Maurice Richard a peut-être reçu la punition qu'il méritait et la Révolution tranquille ne résume pas les années 60, affirment dans leur livre An Illustrated History of Quebec, paru à la prestigieuse Oxford University Press, deux historiens canadiens-anglais des universités Concordia et de Colombie-Britannique. La Presse s'est entretenue avec Peter Gossage, l'un des auteurs, qui est né à Montréal.

Q Les immigrés ont-ils plus de difficulté à sentir qu'ils font partie de la société au Québec qu'ailleurs en Amérique du Nord?

R Je crois que oui. Les Québécois d'origine française, pour reprendre l'expression de Jocelyn Létourneau, sont à la fois une minorité et une majorité. Je voulais évoquer les défis de l'identité québécoise. Si ce n'est pas autour des origines françaises, oui, on peut s'entendre sur la langue commune, la langue d'usage, mais n'y a-t-il pas un défi de dire ça aux gens qui s'identifient d'abord comme canadiens, par exemple les anglophones?

Q Vous écrivez à propos de la célèbre punition décernée à Maurice Richard en 1955 qu'elle n'était peut-être pas la preuve d'un préjugé antifrancophone.

R Je ne suis pas le premier à dire ça. Maurice Richard est devenu l'un des mythes fondateurs de la Révolution tranquille. Je ne veux pas nier l'importance de ce sentiment. Dans mes cours à Concordia, on examine le pour et le contre. Il y a des étudiants en faveur de Maurice Richard et d'autres qui trouvent que c'est une punition minime en raison du geste commis. Et il y a des francophones dans mes cours.

Q Comment la communauté anglophone a-t-elle réagi à votre livre?

R Après la publication d'une recension dans TheGazette la fin de semaine dernière, des lecteurs m'ont traité de traître parce que je ne condamne pas le nationalisme. Mais je ne prends ni la perspective misérabiliste ni la vision jovialiste qui considère que tout va bien et que la conquête britannique a été très bonne pour le Québec.

Q Souscrivez-vous à la thèse de l'historien ontarien Michael Gauvreau selon laquelle la Révolution tranquille n'est pas une cassure, mais un mouvement antérieur qui a ses origines dans la culture catholique?

R Je suis assez d'accord avec lui. C'est pour ça que nous avons intitulé un chapitre «La Grande Noirceur?» avec un point d'interrogation. Je me suis amusé à me demander si on pouvait parler des années 60 sans utiliser la métaphore de la Révolution tranquille. On s'est servis de l'idée, mais pas au coeur du chapitre. Tout le monde croit comprendre ce que c'est, mais il y a plusieurs manières de la concevoir.

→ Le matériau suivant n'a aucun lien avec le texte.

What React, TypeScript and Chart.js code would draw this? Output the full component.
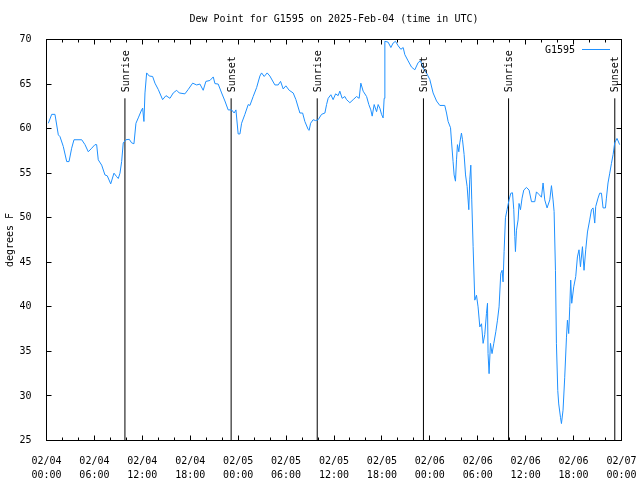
import React, { useEffect, useRef } from "react";
import { Chart, registerables } from "chart.js";

Chart.register(...registerables);

const TITLE = "Dew Point for G1595 on 2025-Feb-04 (time in UTC)";
const SERIES_NAME = "G1595";
const Y_LABEL = "degrees F";
const FONT = "'DejaVu Sans Mono', 'Liberation Mono', monospace";
const LINE_COLOR = "#1e90ff";

// hours since 2025-02-04 00:00 UTC
const hours = [
  0.23, 0.65, 1.06, 1.48, 1.69, 2.1, 2.53, 2.82, 3.15, 3.44, 4.41, 4.82, 5.23, 5.66, 6.07, 6.28,
  6.48, 6.91, 7.32, 7.61, 8.04, 8.45, 8.79, 8.99, 9.2, 9.41, 9.61, 9.95, 10.36, 10.66, 10.95,
  11.2, 11.49, 11.91, 12.04, 12.2, 12.33, 12.54, 12.87, 13.29, 13.58, 13.99, 14.54, 14.96,
  15.46, 15.87, 16.3, 16.62, 17.33, 17.75, 18.3, 18.8, 19.21, 19.62, 19.96, 20.46, 20.88,
  21.09, 21.5, 21.93, 22.34, 22.75, 23.18, 23.5, 23.72, 24.0, 24.22, 24.43, 24.84, 25.26,
  25.47, 25.88, 26.31, 26.72, 26.93, 27.26, 27.63, 27.97, 28.6, 29.01, 29.31, 29.64, 29.97,
  30.39, 30.89, 31.23, 31.73, 32.07, 32.35, 32.77, 32.89, 33.07, 33.39, 33.69, 34.02, 34.44,
  34.86, 35.07, 35.27, 35.61, 35.89, 36.2, 36.52, 36.73, 37.02, 37.36, 37.57, 37.77, 37.98,
  38.4, 38.82, 39.15, 39.36, 39.65, 40.08, 40.36, 40.61, 40.78, 41.03, 41.33, 41.53, 41.74,
  41.95, 42.15, 42.28, 42.37, 42.78, 43.12, 43.4, 43.7, 44.03, 44.37, 44.66, 44.87, 45.28,
  45.71, 46.12, 46.53, 46.83, 47.16, 47.58, 48.0, 48.41, 48.84, 49.25, 49.87, 50.09, 50.29,
  50.59, 50.71, 50.91, 51.04, 51.21, 51.34, 51.46, 51.63, 51.75, 51.96, 52.09, 52.29, 52.47,
  52.67, 52.88, 53.0, 53.13, 53.25, 53.42, 53.63, 53.84, 54.04, 54.26, 54.47, 54.67, 54.88,
  55.09, 55.22, 55.29, 55.42, 55.59, 55.79, 56.01, 56.26, 56.47, 56.67, 56.88, 57.05, 57.17,
  57.3, 57.47, 57.67, 57.92, 58.14, 58.35, 58.51, 58.64, 58.72, 58.85, 59.05, 59.17, 59.35,
  59.55, 59.76, 60.1, 60.43, 60.73, 61.14, 61.35, 61.68, 61.98, 62.18, 62.39, 62.68, 63.02,
  63.23, 63.43, 63.56, 63.73, 63.85, 64.02, 64.14, 64.36, 64.48, 64.68, 64.89, 65.11, 65.23,
  65.39, 65.52, 65.64, 65.77, 66.02, 66.27, 66.48, 66.68, 66.86, 67.11, 67.31, 67.52, 67.74,
  68.02, 68.24, 68.44, 68.65, 68.77, 69.06, 69.27, 69.49, 69.69, 69.99, 70.11, 70.31, 70.53,
  70.74, 70.95, 71.15, 71.44, 71.77,
];

const dewPoint = [
  60.6, 61.6, 61.6, 59.3, 59.1, 58.0, 56.3, 56.3, 57.8, 58.75, 58.75, 58.2, 57.4, 57.8, 58.2, 58.2,
  56.5, 55.9, 54.8, 54.7, 53.8, 55.0, 54.6, 54.4, 55.0, 56.3, 58.4, 58.75, 58.8, 58.4, 58.3,
  60.6, 61.2, 62.1, 62.3, 60.8, 64.0, 66.25, 65.9, 65.85, 65.1, 64.4, 63.25, 63.7,
  63.4, 64.0, 64.3, 64.0, 63.9, 64.4, 65.1, 64.9, 65.0, 64.3, 65.3, 65.4, 65.8,
  65.05, 65.0, 64.0, 63.1, 62.1, 62.1, 61.75, 62.1, 59.4, 59.4, 60.6, 61.6, 62.7,
  62.6, 63.6, 64.6, 65.9, 66.25, 65.85, 66.25, 65.9, 64.9, 64.9, 65.3, 64.45, 64.8,
  64.3, 64.0, 63.25, 61.75, 61.75, 60.8, 59.9, 59.8, 60.6, 61.0, 60.9, 61.0, 61.6,
  61.75, 62.7, 63.4, 63.8, 63.25, 63.9, 63.7, 64.2, 63.4, 63.6, 63.25, 63.1, 62.9,
  63.25, 63.6, 63.4, 65.1, 64.2, 63.6, 62.7, 62.1, 61.4, 62.7, 61.9, 62.7, 62.3,
  61.6, 61.2, 63.4, 69.8, 69.7, 69.1, 69.6, 69.8, 69.3, 68.9, 69.1, 68.3, 67.6,
  66.9, 66.6, 67.4, 67.6, 66.8, 66.25, 65.5, 64.0, 63.1, 62.6, 62.6, 61.75, 60.8,
  60.1, 58.6, 56.3, 54.8, 54.1, 56.5, 58.2, 57.4, 58.4, 59.5, 58.75, 57.1, 54.8,
  53.5, 50.9, 54.25, 55.9, 52.0, 46.75, 40.75, 41.3, 40.0, 37.75, 38.1, 35.9, 36.9,
  39.25, 40.4, 34.75, 32.5, 35.9, 34.75, 35.9, 37.2, 38.5, 40.0, 43.75, 44.1, 42.8,
  46.2, 50.0, 50.9, 52.0, 52.75, 52.8, 50.9, 47.9, 46.2, 48.6, 49.75, 51.6, 50.9,
  52.2, 53.1, 53.4, 53.1, 51.8, 51.8, 52.9, 52.6, 52.3, 53.9, 52.0, 51.1, 52.0,
  53.6, 52.0, 50.7, 44.1, 35.9, 30.6, 29.1, 27.6, 26.9, 28.4, 32.1, 36.6, 38.5,
  37.0, 40.0, 43.0, 40.4, 42.25, 43.4, 45.6, 46.4, 44.5, 46.75, 44.1, 46.4, 48.4,
  49.75, 50.9, 51.1, 49.4, 51.25, 52.2, 52.75, 52.75, 51.1, 51.1, 52.2, 53.9, 55.0,
  56.1, 57.1, 58.4, 58.9, 58.2,
];

const eventHours = [9.82, 23.12, 33.9, 47.2, 57.86, 71.16];
const eventLabels = ["Sunrise", "Sunset", "Sunrise", "Sunset", "Sunrise", "Sunset"];
const eventLineTop = 63.4;

const X_MIN = 0;
const X_MAX = 72;
const X_MAJOR = 6;
const X_MINOR = 2;
const Y_MIN = 25;
const Y_MAX = 70;
const Y_STEP = 5;

function pad2(n: number) {
  return n < 10 ? "0" + n : "" + n;
}

function tickLabel(h: number): string[] {
  const day = 4 + Math.floor(h / 24);
  const hr = Math.round(h % 24);
  return ["02/" + pad2(day), pad2(hr) + ":00"];
}

const framePlugin = {
  id: "gnuplotFrame",
  afterDraw(chart: any) {
    const { ctx, chartArea } = chart;
    const xs = chart.scales.x;
    const ys = chart.scales.y;
    const { left, right, top, bottom } = chartArea;
    ctx.save();
    ctx.strokeStyle = "#000";
    ctx.lineWidth = 1;
    ctx.beginPath();
    for (let v = Y_MIN; v <= Y_MAX; v += Y_STEP) {
      const py = Math.floor(ys.getPixelForValue(v)) + 0.5;
      ctx.moveTo(left, py);
      ctx.lineTo(left + 5, py);
      ctx.moveTo(right, py);
      ctx.lineTo(right - 5, py);
    }
    for (let h = X_MIN; h <= X_MAX; h += X_MINOR) {
      const len = h % X_MAJOR === 0 ? 5 : 3;
      const px = Math.floor(xs.getPixelForValue(h)) + 0.5;
      ctx.moveTo(px, bottom);
      ctx.lineTo(px, bottom - len);
      ctx.moveTo(px, top);
      ctx.lineTo(px, top + len);
    }
    ctx.stroke();
    ctx.strokeRect(left, top, right - left, bottom - top);

    ctx.fillStyle = "#000";
    ctx.font = "10px " + FONT;
    const labelBase = ys.getPixelForValue(eventLineTop) - 6;
    eventHours.forEach((h, i) => {
      const px = xs.getPixelForValue(h) + 1;
      ctx.save();
      ctx.translate(px, labelBase);
      ctx.rotate(-Math.PI / 2);
      ctx.textAlign = "left";
      ctx.textBaseline = "middle";
      ctx.fillText(eventLabels[i], 0, 0);
      ctx.restore();
    });

    ctx.textAlign = "center";
    ctx.textBaseline = "middle";
    ctx.fillText(TITLE, (left + right) / 2, 19);

    ctx.textAlign = "right";
    ctx.fillText(SERIES_NAME, 575, 50);
    ctx.strokeStyle = LINE_COLOR;
    ctx.beginPath();
    ctx.moveTo(582, 49.5);
    ctx.lineTo(610, 49.5);
    ctx.stroke();
    ctx.restore();
  },
};

export default function App() {
  const canvasRef = useRef<HTMLCanvasElement | null>(null);

  useEffect(() => {
    const canvas = canvasRef.current;
    if (!canvas) return;
    const points = hours.map((h, i) => ({ x: h, y: dewPoint[i] }));
    const eventSets = eventHours.map((h) => ({
      label: "event",
      data: [
        { x: h, y: Y_MIN },
        { x: h, y: eventLineTop },
      ],
      borderColor: "#000",
      borderWidth: 1,
      pointRadius: 0,
      showLine: true,
    }));

    const chart = new Chart(canvas, {
      type: "line",
      data: {
        datasets: [
          {
            label: SERIES_NAME,
            data: points,
            borderColor: LINE_COLOR,
            borderWidth: 1,
            pointRadius: 0,
            tension: 0,
            fill: false,
          },
          ...eventSets,
        ] as any,
      },
      plugins: [framePlugin],
      options: {
        animation: false,
        responsive: false,
        devicePixelRatio: 1,
        layout: { padding: { top: 39.5, right: 18.5, bottom: 0, left: 0 } },
        plugins: {
          legend: { display: false },
          title: { display: false },
          tooltip: { enabled: false },
        },
        scales: {
          x: {
            type: "linear",
            min: X_MIN,
            max: X_MAX,
            grid: { display: false },
            border: { display: false },
            afterFit: (s: any) => {
              s.height = 39.5;
              s.paddingLeft = 0;
              s.paddingRight = 0;
            },
            afterBuildTicks: (s: any) => {
              const t = [];
              for (let h = X_MIN; h <= X_MAX; h += X_MAJOR) t.push({ value: h });
              s.ticks = t;
            },
            ticks: {
              autoSkip: false,
              maxRotation: 0,
              minRotation: 0,
              padding: 5.5,
              color: "#000",
              font: { family: FONT, size: 10, lineHeight: 1.4 },
              callback: (v: any) => tickLabel(Number(v)),
            },
          },
          y: {
            type: "linear",
            min: Y_MIN,
            max: Y_MAX,
            grid: { display: false },
            border: { display: false },
            afterFit: (s: any) => {
              s.width = 46.5;
              s.paddingTop = 0;
              s.paddingBottom = 0;
            },
            ticks: {
              stepSize: Y_STEP,
              padding: 7,
              color: "#000",
              font: { family: FONT, size: 10 },
            },
            title: {
              display: true,
              text: Y_LABEL,
              color: "#000",
              font: { family: FONT, size: 10, lineHeight: 1.2 },
              padding: { top: 4.5, bottom: 0 },
            },
          },
        },
      } as any,
    });
    return () => chart.destroy();
  }, []);

  return (
    <div style={{ position: "fixed", left: 0, top: 0, width: 640, height: 480, background: "#fff" }}>
      <canvas ref={canvasRef} width={640} height={480} style={{ width: 640, height: 480 }} />
    </div>
  );
}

Q Le Québec est-il plus à gauche en réaction à l'Église catholique ou à cause d'elle?

R L'Église était contre l'État interventionniste et condamnait les idées de gauche que réprimait Duplessis. Alors il y a de la réaction. Mais il y a un élément de vérité à noter: les Québécois, tout comme l'Église, sont interventionnistes sur le plan social. Ce côté interventionniste, cette confiance envers l'État, est de plus en plus un élément de l'identité québécoise, une croyance, une foi même.

Q L'élection de nombreux députés néo-démocrates signifie-t-elle que le Québec se prépare à recommencer à jouer un rôle sur le plan fédéral?

R C'est vrai. On peut voir un parallèle avec Mulroney qui a bâti une coalition entre les conservateurs de l'Ouest et les nationalistes québécois. Mais il est trop tôt pour le dire.

Q Qu'est-ce qui vous frappe dans la campagne électorale actuelle?

R L'amertume. Elle empêche les débats plus éclairés et productifs d'avoir lieu. Il y a depuis 36 ans une rotation entre le Parti québécois (PQ) et le Parti libéral (PLQ). Avant, il y avait eu 40 ans d'alternance entre le Parti libéral et l'Union nationale. Est-ce qu'un nouveau parti prendra la place du PQ ou du PLQ? Je suis historien, alors je n'ai pas de boule de cristal.